I'm trying to drag the discussion away from the people who seem to think that Atheism and Science are interchangeable.
But you are not doing a good job. I 100% agree with you on the issue, i.e. that science is not a religion, but you constantly argue about semantics in a detail that is irrelevant to the bigger issue, and, sorry, you're simply wrong in many cases as well.
The full dictionary definition given for religion is totally sufficient to reject the notion that science per se is a religion.
As for Buddhism, like I said in the other thread it's my favourite religion because of this:
Quote from: The Buddha, supposedly
Do not accept anything by mere tradition ... Do not accept anything just because it accords with your scriptures ... Do not accept anything merely because it agrees with your pre-conceived notions ... But when you know for yourselves—these things are moral, these things are blameless, these things are praised by the wise, these things, when performed and undertaken, conduce to well-being and happiness—then do you live acting accordingly.
Moreover, some aspects of Buddhism are pretty close to my own viewpoint. What exactly Buddhism entails seems not clear, because afaik the guy said some things and then 200 years later they decided to actually write down what he said, but even then they couldn't agree about what exactly that was. Which lead to many different schools of Buddhism. This diversity is of course also inherent to Buddhism because of the aforementioned quote.
As for gods in Buddhism, yes as far as I know many form of Buddhism don't require gods. It's just that people believed in supernatural beings back then and now anyway as part of their world view, but Buddhism itself doesn't rely on gods existing afaik.
Personally, if I take (certain interpretations of) the lack of self in Buddhism as reality, but karma and rebirth as metaphors, and acknowledge the important role of compassion as least arbitrary purpose in life, I pretty much get what is my (life) philosophy and viewpoint on the nature of the self.

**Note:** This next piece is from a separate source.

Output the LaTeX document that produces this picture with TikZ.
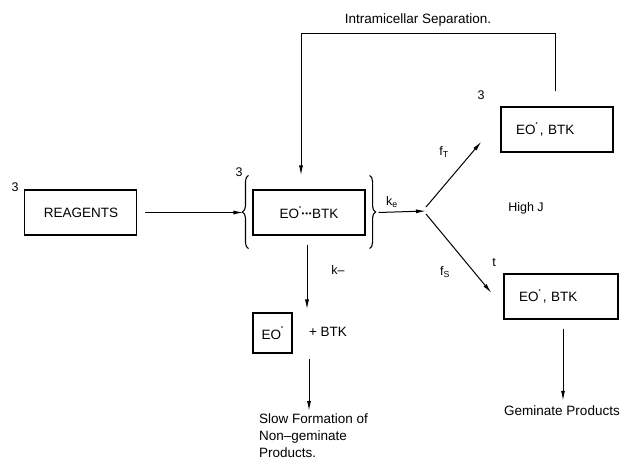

So in a sense, if I ever were to found a religion based on, or at least constrained by, science and philosophy (!), it would look pretty close to Buddhism.
But that's not the point. The task was to find a religion who don't believe in a god. My point is that you don't need to question meaning, purpose, etc. at all. So you can have an atheist that believes our purpose here is to entertain an alien race as pets... there's not much Science involved in that. (more science fiction) But being an atheist and searching for life's big mysteries are mutually exclusive. Being one doesn't link you to the other.
Did you really mean mutually exclusive? I'm not sure what you're saying.
) But being an atheist and searching for life's big mysteries are mutually exclusive. Being one doesn't link you to the other.